The failure of the Seattle Seahawks to attempt a goal to go touchdown rush with the Super Bowl on the line, in addition to evoking emotions referring to the gaffe as the worst play in Super Bowl history, has also given rise to the philosophical quandary regarding the current state of NFL offenses. Namely, statistics and play calling over the last several seasons seem to be in favor of a passing offense. Perhaps the Seahawks, even with arguably the best pure runner in football in their backfield in Marshawn Lynch, preferred to win the game through the air.
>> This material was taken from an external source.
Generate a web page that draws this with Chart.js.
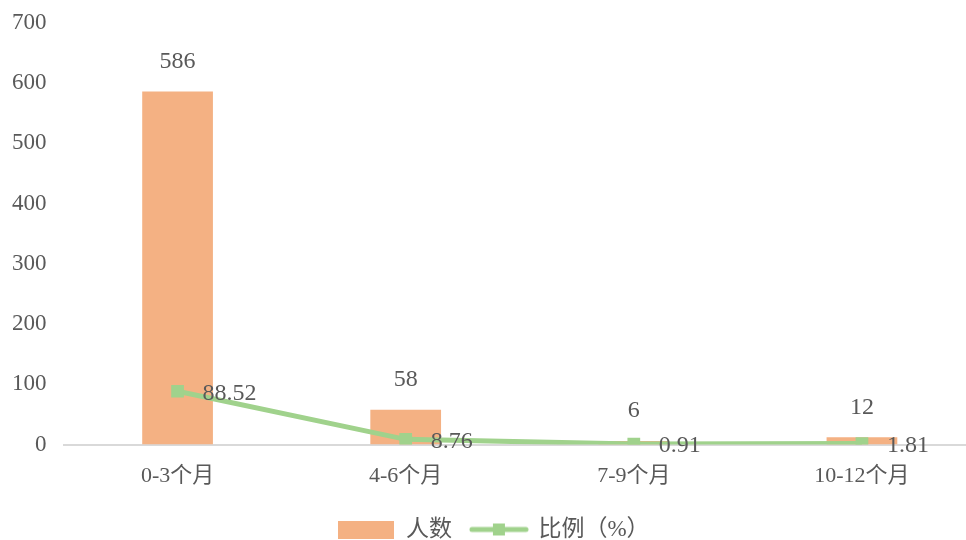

Jerome Bettis, however, dismisses this notion of "the decline of the NFL running back". This is in contrast to arguments made by everyone from the casual fan to the hardcore fantasy owner, as it seems consensus knowledge dictates a descending trend of running back usage. But, with Cowboys RB DeMarco Murray being awarded the AP Offensive Player of the Year award, Bettis is hopeful for the outlook of running backs, according to Rob Rossi of the Pittsburgh Tribune-Review.
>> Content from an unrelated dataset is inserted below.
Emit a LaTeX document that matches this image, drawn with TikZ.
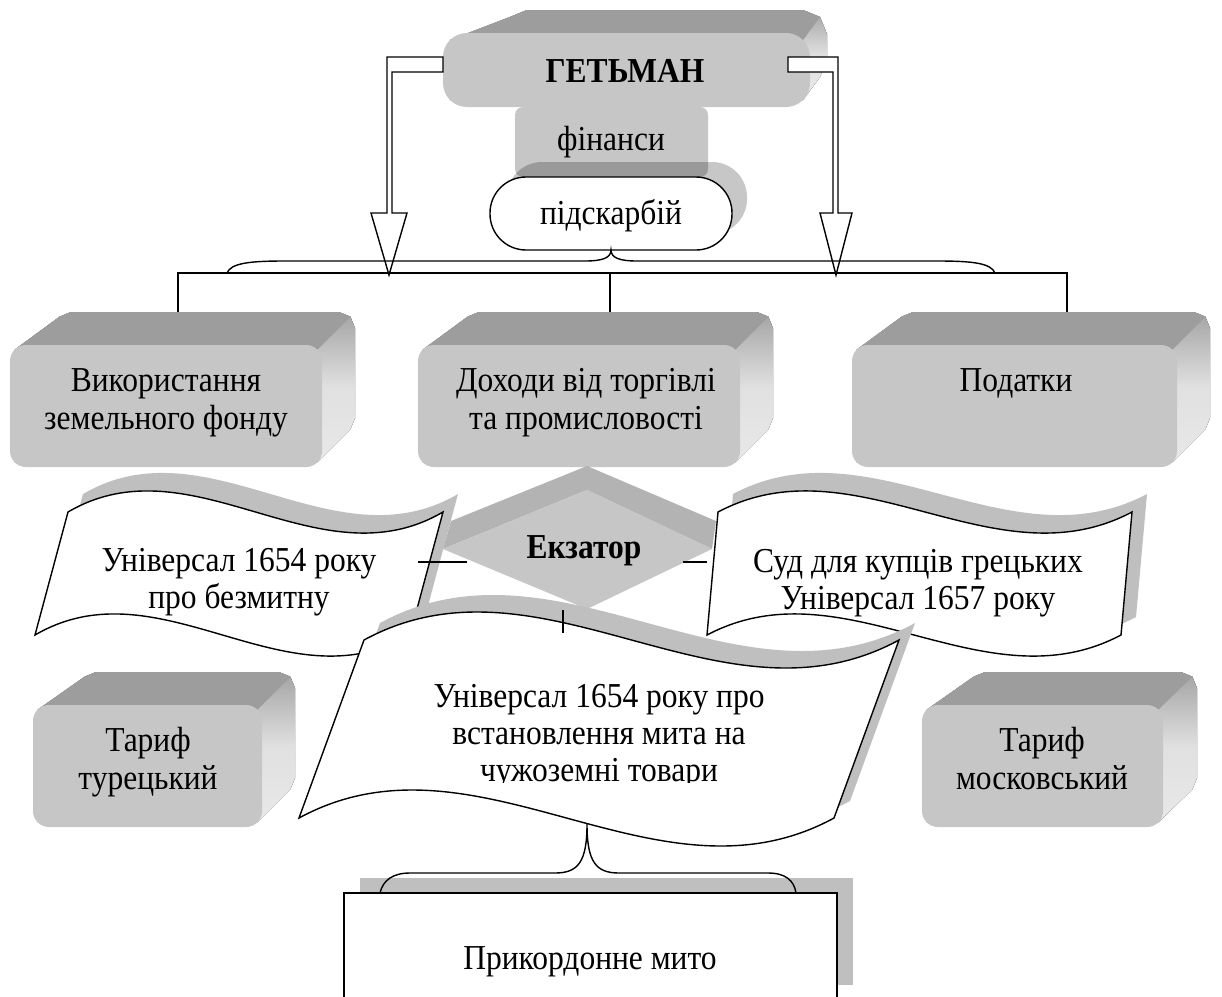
\documentclass[tikz,border=0pt]{standalone}
\usepackage{fontspec}
\setmainfont{Liberation Serif}[FakeStretch=0.9]
\definecolor{frontgray}{HTML}{C6C6C6}
\definecolor{topgray}{HTML}{9D9D9D}
\definecolor{shadowgray}{HTML}{BFBFBF}
\definecolor{bevelgray}{HTML}{B3B3B3}

\tikzset{
  lbl/.style={anchor=base, inner sep=0pt, font=\fontsize{35}{38}\selectfont},
  blbl/.style={lbl, font=\fontsize{35}{38}\selectfont\bfseries},
  outline/.style={draw=black, line width=1.4pt, line join=miter},
  wire/.style={draw=black, line width=1.4pt},
  plate/.style={rectangle, outer sep=0pt, inner sep=0pt},
}

% extruded rounded block: x1 y1 x2 y2 (front face), left depth, right depth, height of extrusion, corner radius
\newcommand{\slab}[8]{%
  \pgfmathsetmacro{\sa}{0.29*#8}%
  \fill[top color=black!36, bottom color=black!9, middle color=black!12]
    ({#1+\sa},{#2+\sa}) -- ({#1+#5+\sa},{#2-#7+\sa}) -- ({#1+#5+#8},{#2-#7})
    -- ({#3+#6-#8},{#2-#7}) -- ({#3+#6-\sa},{#2-#7+\sa}) -- ({#3+#6},{#2-#7+#8})
    -- ({#3+#6},{#4-#7-#8}) -- ({#3+#6-\sa},{#4-#7-\sa}) -- ({#3-\sa},{#4-\sa})
    -- ({#1+\sa},{#4-\sa}) -- cycle;
  \fill[topgray] ({#1+\sa},{#2+\sa}) -- ({#1+#5+\sa},{#2-#7+\sa}) -- ({#1+#5+#8},{#2-#7})
    -- ({#3+#6-#8},{#2-#7}) -- ({#3+#6-\sa},{#2-#7+\sa}) -- ({#3-\sa},{#2+\sa}) -- cycle;
  \fill[frontgray, rounded corners=#8pt] (#1,#2) rectangle (#3,#4);
}

% waving scroll: top-left x, top y, width, height, slant, wave control offset, path options
\newcommand{\scroll}[7]{%
  \path[#7] (#1,#2) .. controls ({#1+#3/3},{#2-#6}) and ({#1+2*#3/3},{#2+#6}) .. ({#1+#3},#2)
    -- ({#1+#3-#5},{#2+#4})
    .. controls ({#1-#5+2*#3/3},{#2+#4+#6}) and ({#1-#5+#3/3},{#2+#4-#6}) .. ({#1-#5},{#2+#4})
    -- cycle;
}

\begin{document}
\begin{tikzpicture}[x=1pt,y=-1pt]
\useasboundingbox[fill=white] (0,0) rectangle (1222,996);

% ---- top: hetman, finances, treasurer
\node[plate, fill=frontgray, rounded corners=8pt, minimum width=193pt, minimum height=70pt] (fin) at (611.5,142) {};
\slab{443}{33}{810}{107}{60}{17}{23}{24}
\coordinate (hetL) at (443,64.5);
\coordinate (hetR) at (810,64.5);
\node[blbl] (het) at (625,82) {ГЕТЬМАН};
\node[lbl] (finT) at (611,150) {фінанси};

\fill[black, opacity=0.22, rounded corners=35pt] (507,162) rectangle (747,234);
\node[plate, draw, line width=1.4pt, fill=white, rounded corners=36pt,
      minimum width=242pt, minimum height=73pt] (treas) at (611,213.5) {};
\node[lbl] (treasT) at (611,224) {підскарбій};

% hollow arrows from the hetman
\filldraw[fill=white, outline] (hetL |- 0,57) -- (387,57) -- (387,213) -- (371,213) -- (389,275)
  -- (407,213) -- (392,213) -- (392,72) -- (hetL |- 0,72) -- cycle;
\filldraw[fill=white, outline] (788,57) -- (838,57) -- (838,213) -- (852,213) -- (836,275)
  -- (820,213) -- (833,213) -- (833,72) -- (788,72) -- cycle;

% brace under the treasurer and the bus to the three branches
\coordinate (braceL) at (227,273);
\coordinate (braceR) at (995,273);
\coordinate (bus) at (610,273);
\coordinate (landTop) at (178,322);
\coordinate (tradeTop) at (610,322);
\coordinate (taxTop) at (1067,322);
\draw[wire] (braceL) .. controls (231,263) and (250,261) .. (285,261) -- (585,261)
  .. controls (602,261) and (611,258) .. (treas.south)
  .. controls (611,258) and (620,261) .. (637,261) -- (937,261)
  .. controls (972,261) and (991,263) .. (braceR);
\draw[wire] (landTop) -- (landTop |- bus) -- (taxTop |- bus) -- (taxTop);
\draw[wire] (bus) -- (tradeTop);

% ---- the three branches
\slab{10}{345}{322}{467}{45}{33}{33}{16}
\slab{418}{345}{740}{467}{45}{33}{33}{16}
\slab{852}{345}{1177}{467}{45}{33}{33}{16}
\node[lbl] (land1) at (166,391) {Використання};
\node[lbl] (land2) at (166,429) {земельного фонду};
\node[lbl] (trade1) at (586,391) {Доходи від торгівлі};
\node[lbl] (trade2) at (586,429) {та промисловості};
\node[lbl] (tax1) at (1016,391) {Податки};

% ---- exactor diamond
\fill[bevelgray] (443,549) -- (451,521) -- (587,466) -- (716,521) -- (712,549) -- (587,490) -- cycle;
\fill[frontgray] (443,549) -- (587,490) -- (712,549) -- (587,609) -- cycle;
\node[blbl] (exz) at (584,558) {Екзатор};

% ---- side scrolls
\scroll{68}{512}{375}{123}{33}{73}{fill=shadowgray, shift={(15,-18)}}
\scroll{68}{512}{375}{123}{33}{73}{fill=white, outline}
\node[lbl] (free1) at (239,571) {Універсал 1654 року};
\node[lbl] (free2) at (239,608) {про безмитну};

\scroll{718}{512}{414}{123}{11}{73}{fill=shadowgray, shift={(15,-18)}}
\scroll{718}{512}{414}{123}{11}{73}{fill=white, outline}
\node[lbl] (greek1) at (918,572) {Суд для купців грецьких};
\node[lbl] (greek2) at (918,609) {Універсал 1657 року};

\coordinate (tickA1) at (418,562);
\coordinate (tickA2) at (467,562);
\coordinate (tickB1) at (683,562);
\coordinate (tickB2) at (707,562);
\draw[wire] (tickA1) -- (tickA2);
\draw[wire] (tickB1) -- (tickB2);

% ---- main scroll
\scroll{364}{640}{535}{178}{65}{97}{fill=shadowgray, shift={(16,-17)}}
\scroll{364}{640}{535}{178}{65}{97}{fill=white, outline}
\coordinate (tickC1) at (563,610);
\coordinate (tickC2) at (563,633);
\draw[wire] (tickC1) -- (tickC2);
\begin{scope}
  \clip (300,650) rectangle (900,782);
  \node[lbl] (duty1) at (599,707) {Універсал 1654 року про};
  \node[lbl] (duty2) at (599,744) {встановлення мита на};
  \node[lbl] (duty3) at (599,781) {чужоземні товари};
\end{scope}

% ---- tariffs
\slab{33}{705}{262}{827}{47}{33}{33}{16}
\slab{922}{705}{1163}{827}{47}{34}{33}{16}
\node[lbl] (tur1) at (148,751) {Тариф};
\node[lbl] (tur2) at (148,789) {турецький};
\node[lbl] (mos1) at (1042,751) {Тариф};
\node[lbl] (mos2) at (1042,789) {московський};

% ---- border duty
\coordinate (tipB) at (587,824);
\coordinate (bL) at (380,893);
\coordinate (bR) at (796,893);
\fill[shadowgray] (360,878) rectangle (853,985);
\draw[wire] (bL) .. controls (383,880) and (393,873) .. (410,873) -- (555,873)
  .. controls (578,873) and (587,862) .. (tipB)
  .. controls (587,862) and (596,873) .. (619,873) -- (768,873)
  .. controls (785,873) and (794,880) .. (bR);
\node[plate, draw, line width=1.4pt, fill=white, minimum width=493pt, minimum height=130pt] (border) at (590.5,958) {};
\node[lbl] (borderT) at (590,969) {Прикордонне мито};
\end{tikzpicture}
\end{document}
"A running back, how about that?" Bettis said, flashing his trademark grin. "Maybe there's still a place in the game for guys like us."
In addition to Murray, Lynch had another great season, completing his fourth straight year with 1,200 yards and 10 touchdowns and Pittsburgh's own Le'Veon Bell has transformed into one of the best running backs in the NFL, finishing second to Murray in both carries and rushing yards and setting a Steelers franchise record for all-purpose yards with 2,215. The continuing greatness of other premier backs like Jamaal Charles, Lesean McCoy and Matt Forte and the emergence of young runners like Jeremy Hill and Eddie Lacy are beginning to point the proverbial arrow back towards a top-end running back being a focal point of NFL offenses.
Admittedly, Eric Dickerson's single season rushing record of 2,105 yards and LaDainian Tomlinson's 28 rushing touchdowns in one season seem relatively safe for the time being, but the years of the declining running back appear to be taking a 180 degree turn, as several talented players look to restore respect to the running back position.